Karzai: Firstly, both sides must stop claiming to have the right to represent the Afghan people while holding the guns of a foreign power in their hands. My advice is this: Let the Taliban come back. Let them participate and prove themselves in public, whether in the Loya Jirga – the traditional representation of the people – in elections or in a referendum, as is customary around the world. Only then will it become clear who truly represents the people.
DER SPIEGEL: In recent months, the Taliban have targeted and killed hundreds of officials and activists, including women. Why should the supporters of the republic still believe in a common future with radical Islamists?
Karzai: After the Taliban’s agreement with America, there is no longer any religious or patriotic legitimacy for them to attack their own countrymen or to instigate conflict here. Additionally, we cannot preserve the achievements of the last 20 years without the full participation of Afghan women. I am particularly proud and happy about their return to public life, by the way, and so are the Afghan people. We cannot allow Afghan girls not to go to school. The Taliban know that.

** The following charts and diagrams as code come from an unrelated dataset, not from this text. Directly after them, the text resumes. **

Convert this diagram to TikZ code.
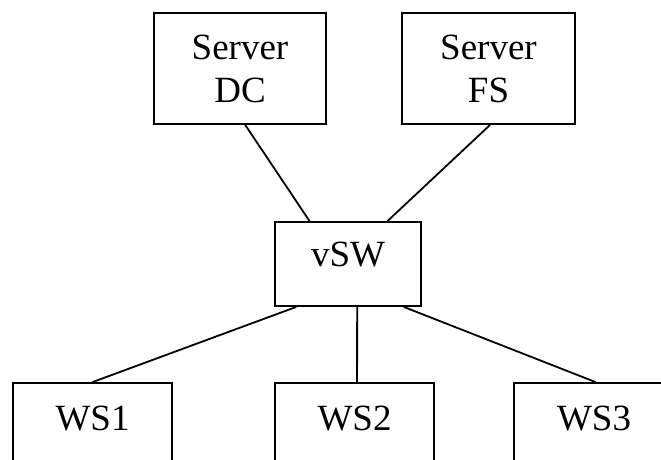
\documentclass[tikz,border=0pt]{standalone}
\usepackage{fontspec}
\setmainfont{Liberation Serif}
\usetikzlibrary{calc}
\begin{document}
\begin{tikzpicture}[x=1pt,y=-1pt,
  box/.style={draw,line width=1.8pt,inner sep=0pt,font=\fontsize{37}{43}\selectfont},
  serverbox/.style={box,align=center,minimum height=111pt},
  swbox/.style={box,minimum height=84pt,text height=24pt,text depth=19pt},
  wsbox/.style={box,minimum width=159pt,minimum height=84pt,text height=24pt,text depth=14pt},
  link/.style={line width=1.8pt}]
\useasboundingbox (0,0) rectangle (661,459);
\clip (0,0) rectangle (661,459);
\node[serverbox,minimum width=172pt] (dc) at (240,68.5) {Server\\DC};
\node[serverbox,minimum width=173pt] (fs) at (488.5,68.5) {Server\\FS};
\node[swbox,minimum width=146pt] (vsw) at (348,264) {vSW};
\node[wsbox] (ws1) at (92.5,425) {WS1};
\node[wsbox] (ws2) at (354.5,425) {WS2};
\node[wsbox,minimum width=160pt] (ws3) at (594,425) {WS3};
\draw[link] ($(dc.south west)!0.53!(dc.south east)$) -- ($(vsw.north west)!0.24!(vsw.north east)$);
\draw[link] ($(fs.south west)!0.509!(fs.south east)$) -- ($(vsw.north west)!0.767!(vsw.north east)$);
\draw[link] ($(vsw.south west)!0.15!(vsw.south east)$) -- (ws1.north);
\draw[link] ($(vsw.south west)!0.562!(vsw.south east)$) -- ($(ws2.north west)!0.516!(ws2.north east)$);
\draw[link] ($(vsw.south west)!0.877!(vsw.south east)$) -- ($(ws3.north west)!0.51!(ws3.north east)$);
\end{tikzpicture}
\end{document}
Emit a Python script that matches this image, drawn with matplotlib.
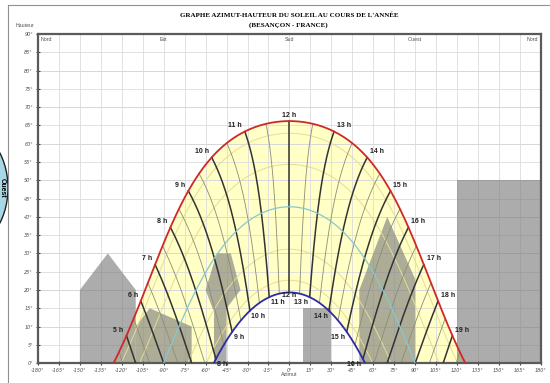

DER SPIEGEL: When it comes down to it, who will decide on war or peace, Pakistan’s intelligence service or the Taliban?
Karzai: Ultimately, the Taliban are also Afghans, and I hope they will stand up to foreign influences where necessary, such as in Pakistan. My appeal to Afghans, including the Taliban, is that we come together and finally take our fate into our own hands against all foreign powers.